Orbital characteristics
- Epoch 23 March 2018 (JD 2458200.5)
- Uncertainty parameter 0
- Observation arc: 41.19 yr (15,044 d)
- Aphelion: 2.9019 AU
- Perihelion: 1.8408 AU
- Semi-major axis: 2.3714 AU
- Eccentricity: 0.2237
- Orbital period (sidereal): 3.65 yr (1,334 d)
- Mean anomaly: 188.19°
- Mean motion: 0° 16^{m} 11.64^{s} / day
- Inclination: 2.4668°
- Longitude of ascending node: 19.633°
- Argument of perihelion: 5.1337°

Physical characteristics
- Mean diameter: 3.56 km (derived) 3.622±0.601 km
- Synodic rotation period: 12 h (poor)
- Geometric albedo: 0.193±0.065 0.20 (assumed)
- Spectral type: S (assumed)
- Absolute magnitude (H): 14.4 14.61 14.78±0.28

= 4659 Roddenberry =

Main-belt asteroid

4659 Roddenberry, provisional designation , is an asteroid located in the inner region of the asteroid belt, approximately 3.6 km in diameter. It was discovered on 2 March 1981, by American astronomer Schelte Bus at the Siding Spring Observatory in Australia. The likely S-type asteroid has an unsecured rotation period of 12 hours. It was named for American screenwriter Gene Roddenberry.

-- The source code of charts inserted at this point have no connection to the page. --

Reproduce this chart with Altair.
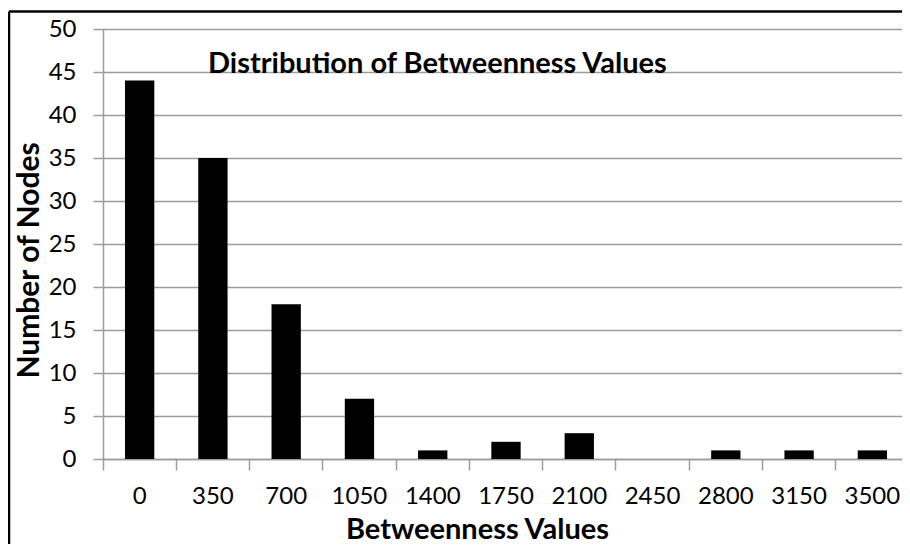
import altair as alt
import pandas as pd

# ---- data ----
categories = ["0", "350", "700", "1050", "1400", "1750", "2100", "2450", "2800", "3150", "3500"]
node_counts = [44, 35, 18, 7, 1, 2, 3, 0, 1, 1, 1]
y_tick_values = [0, 5, 10, 15, 20, 25, 30, 35, 40, 45, 50]

chart_title = "Distribution of Betweenness Values"
x_title = "Betweenness Values"
y_title = "Number of Nodes"

df = pd.DataFrame({"bin": categories, "count": node_counts})

W = 799          # visible plot width (the reference is cropped at the right)
X_RANGE = 806    # band range, runs slightly past the visible width like the reference
H = 430
FONT = "Lato"
GREY = "#9c9c9c"

bars = alt.Chart(df).mark_bar(color="black", width=alt.RelativeBandSize(0.4)).encode(
    x=alt.X(
        "bin:N",
        sort=categories,
        scale=alt.Scale(paddingInner=0, paddingOuter=0, range=[0, X_RANGE]),
        axis=alt.Axis(
            title=x_title,
            labelAngle=0,
            bandPosition=0,
            tickSize=11,
            tickColor=GREY,
            tickWidth=1.5,
            domainColor=GREY,
            domainWidth=1.5,
            labelFont=FONT,
            labelFontSize=24,
            labelColor="black",
            labelPadding=14,
            titleFont=FONT,
            titleFontSize=29,
            titleFontWeight="bold",
            titleColor="black",
            titleBaseline="alphabetic",
            titleAlign="center",
            titleX=374,
            titleY=79,
            grid=False,
        ),
    ),
    y=alt.Y(
        "count:Q",
        scale=alt.Scale(domain=[0, 50], nice=False),
        axis=alt.Axis(
            title=y_title,
            values=y_tick_values,
            tickSize=10,
            tickColor=GREY,
            tickWidth=1.5,
            domainColor=GREY,
            domainWidth=1.5,
            grid=True,
            gridColor=GREY,
            gridWidth=1.5,
            labelFont=FONT,
            labelFontSize=24,
            labelColor="black",
            labelPadding=17,
            titleFont=FONT,
            titleFontSize=30,
            titleFontWeight="bold",
            titleColor="black",
            titleAngle=270,
            titleBaseline="alphabetic",
            titleAlign="center",
            titleX=-65,
            titleY=231,
        ),
    ),
)

frame_src = alt.Data(values=[{"k": 1}])
frame_top = alt.Chart(frame_src).mark_rule(color="black", strokeWidth=2.5).encode(
    x=alt.value(-94), x2=alt.value(W + 20), y=alt.value(-17.5)
)
frame_left = alt.Chart(frame_src).mark_rule(color="black", strokeWidth=2.5).encode(
    x=alt.value(-94), y=alt.value(-17.5), y2=alt.value(H + 200)
)

chart = (
    alt.layer(bars, frame_top, frame_left)
    .properties(
        width=W,
        height=H,
        title=alt.TitleParams(
            chart_title,
            font=FONT,
            fontSize=29,
            fontWeight="bold",
            color="black",
            anchor="start",
            frame="group",
            baseline="alphabetic",
            offset=0,
            dx=105,
            dy=92,
        ),
        autosize=alt.AutoSizeParams(type="none"),
        padding={"left": 95, "top": 21, "right": 0, "bottom": 85},
    )
    .configure_view(stroke=None)
    .configure(background="white")
)

chart.save("out.html", embed_options={"renderer": "svg", "actions": False})
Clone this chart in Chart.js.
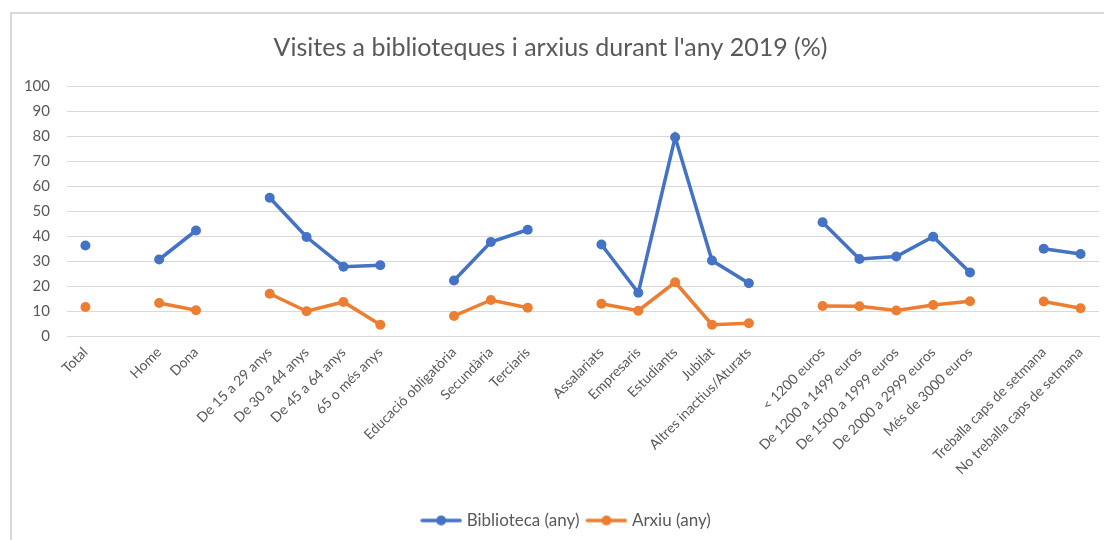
<!DOCTYPE html>
<html>
<head>
<meta charset="utf-8">
<script src="https://cdn.jsdelivr.net/npm/chart.js@4/dist/chart.umd.min.js"></script>
<style>
  html, body { margin: 0; padding: 0; background: #fff; }
  #wrap { position: relative; width: 1104px; height: 540px; overflow: hidden; }
  #frame { position: absolute; left: 10px; top: 12px; width: 1200px; height: 600px;
           border-left: 2px solid #d9d9d9; border-top: 2px solid #d9d9d9; }
  #chart { position: absolute; left: 0; top: 0; }
</style>
</head>
<body>
<div id="wrap">
  <div id="frame"></div>
  <canvas id="chart" width="1104" height="540"></canvas>
</div>
<script>
// categories (empty strings are the gaps between groups)
var categories = [
  'Total', '',
  'Home', 'Dona', '',
  'De 15 a 29 anys', 'De 30 a 44 anys', 'De 45 a 64 anys', '65 o més anys', '',
  'Educació obligatòria', 'Secundària', 'Terciaris', '',
  'Assalariats', 'Empresaris', 'Estudiants', 'Jubilat', 'Altres inactius/Aturats', '',
  '< 1200 euros', 'De 1200 a 1499 euros', 'De 1500 a 1999 euros', 'De 2000 a 2999 euros', 'Més de 3000 euros', '',
  'Treballa caps de setmana', 'No treballa caps de setmana'
]

var biblioteca = [
  36.2, null,
  30.6, 42.2, null,
  55.3, 39.6, 27.7, 28.3, null,
  22.2, 37.6, 42.5, null,
  36.6, 17.3, 79.5, 30.2, 21.1, null,
  45.5, 30.8, 31.8, 39.7, 25.4, null,
  34.9, 32.8
]

var arxiu = [
  11.6, null,
  13.2, 10.3, null,
  16.9, 9.9, 13.6, 4.5, null,
  8.0, 14.4, 11.3, null,
  12.9, 10.1, 21.5, 4.5, 5.1, null,
  12.0, 11.9, 10.2, 12.4, 13.9, null,
  13.8, 11.1
]

var yTicks = [0, 10, 20, 30, 40, 50, 60, 70, 80, 90, 100]

var blue = '#4472C4'
var orange = '#ED7D31'
var gray = '#595959'
var font = 'Lato, "Open Sans", sans-serif'

// little line+dot images for the legend
function legendMark(color){
    var c = document.createElement('canvas')
    c.width = 42
    c.height = 12
    var g = c.getContext('2d')
    g.strokeStyle = color
    g.lineWidth = 3.5
    g.lineCap = 'round'
    g.beginPath()
    g.moveTo(2, 6)
    g.lineTo(40, 6)
    g.stroke()
    g.fillStyle = color
    g.beginPath()
    g.arc(21, 6, 5, 0, Math.PI * 2)
    g.fill()
    return c
}

var marks = [legendMark(blue), legendMark(orange)]

// nudge the legend to the right, like the original
var shiftLegend = {
    id: 'shiftLegend',
    afterLayout: function(chart){
        var lg = chart.legend
        if (lg) { lg.left += 17; lg.right += 17 }
    }
}

var ctx = document.getElementById('chart').getContext('2d')

var chart = new Chart(ctx, {
    type: 'line',
    data: {
        labels: categories,
        datasets: [
            {
                label: 'Biblioteca (any)',
                data: biblioteca,
                borderColor: blue,
                backgroundColor: blue,
                borderWidth: 3.5,
                pointRadius: 5,
                pointHoverRadius: 5,
                pointBorderWidth: 0,
                tension: 0
            },
            {
                label: 'Arxiu (any)',
                data: arxiu,
                borderColor: orange,
                backgroundColor: orange,
                borderWidth: 3.5,
                pointRadius: 5,
                pointHoverRadius: 5,
                pointBorderWidth: 0,
                tension: 0
            }
        ]
    },
    options: {
        responsive: false,
        animation: false,
        layout: { padding: { top: 0, left: 0, right: 3, bottom: 1 } },
        plugins: {
            title: {
                display: true,
                text: "Visites a biblioteques i arxius durant l'any 2019 (%)",
                color: gray,
                font: { family: font, size: 25, weight: 'normal', lineHeight: 1.2 },
                padding: { top: 33, bottom: 23 }
            },
            legend: {
                position: 'bottom',
                labels: {
                    color: gray,
                    font: { family: font, size: 17 },
                    usePointStyle: true,
                    pointStyleWidth: 34,
                    padding: 10,
                    generateLabels: function(chart){
                        return chart.data.datasets.map(function(ds, i){
                            return {
                                text: ds.label,
                                fillStyle: ds.borderColor,
                                strokeStyle: ds.borderColor,
                                pointStyle: marks[i],
                                fontColor: gray,
                                lineWidth: 0,
                                datasetIndex: i
                            }
                        })
                    }
                }
            },
            tooltip: { enabled: false }
        },
        scales: {
            x: {
                offset: true,
                grid: { display: false, drawTicks: false },
                border: { display: true, color: '#d9d9d9', width: 1 },
                ticks: {
                    autoSkip: false,
                    maxRotation: 45,
                    minRotation: 45,
                    padding: 8,
                    color: gray,
                    font: { family: font, size: 14 }
                },
                afterFit: function(scale){ scale.height = 166 }
            },
            y: {
                min: 0,
                max: 100,
                afterBuildTicks: function(scale){
                    scale.ticks = yTicks.map(function(v){ return { value: v } })
                },
                grid: { color: '#d9d9d9', lineWidth: 1, drawTicks: false },
                border: { display: false },
                ticks: {
                    padding: 17,
                    color: gray,
                    font: { family: font, size: 15 }
                },
                afterFit: function(scale){ scale.width = 67 }
            }
        }
    },
    plugins: [shiftLegend]
})
</script>
</body>
</html>
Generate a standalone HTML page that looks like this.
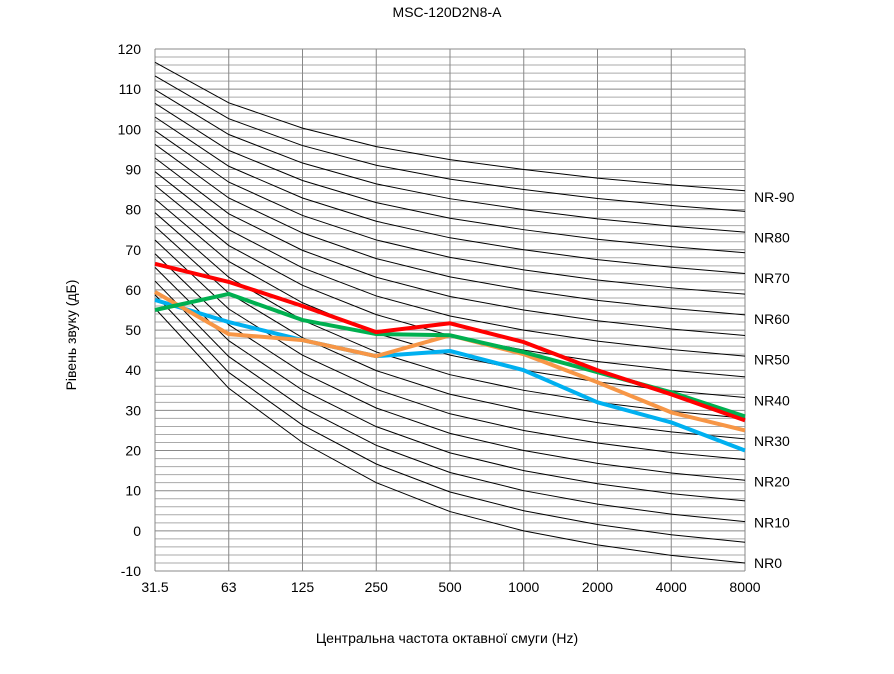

== Orbit and classification ==
The asteroid orbits the Sun in the inner asteroid belt at a distance of 1.8–2.9 AU once every 3 years and 8 months (1,334 days; semi-major axis of 2.37 AU). Its orbit has an eccentricity of 0.22 and an inclination of 2° with respect to the ecliptic. Roddenberry is a member of the Nysa–Polana complex, a collection of overlapping asteroid families in the inner main belt. The body's observation arc begins with a precovery taken at Palomar Observatory in February 1977, or four years prior to its official discovery observation at Siding Spring.

=== Rotation period ===

In the 1990s, a fragmentary rotational lightcurve of Roddenberry was obtained from photometric observations by Richard Binzel. Lightcurve analysis gave a highly uncertain rotation period of 12 hours with a brightness amplitude of 0.14 magnitude (U=1). As of 2018, no secure period has been obtained.

=== Diameter and albedo ===

According to the survey carried out by the NEOWISE mission of NASA's Wide-field Infrared Survey Explorer, Roddenberry measures 3.622 kilometers in diameter and its surface has an albedo of 0.193, while the Collaborative Asteroid Lightcurve Link assumes a standard albedo for stony asteroids of 0.20, and derives a diameter of 3.56 kilometers based on an absolute magnitude of 14.61.

== Naming ==

This minor planet was named in memory of famous American screenwriter, producer and futurist, Gene Roddenberry (1921–1991), known for the Star Trek and Star Trek: The Next Generation television series, and for the Star Trek film franchise. The official naming citation was published by the Minor Planet Center on 18 February 1992 (M.P.C. 19698).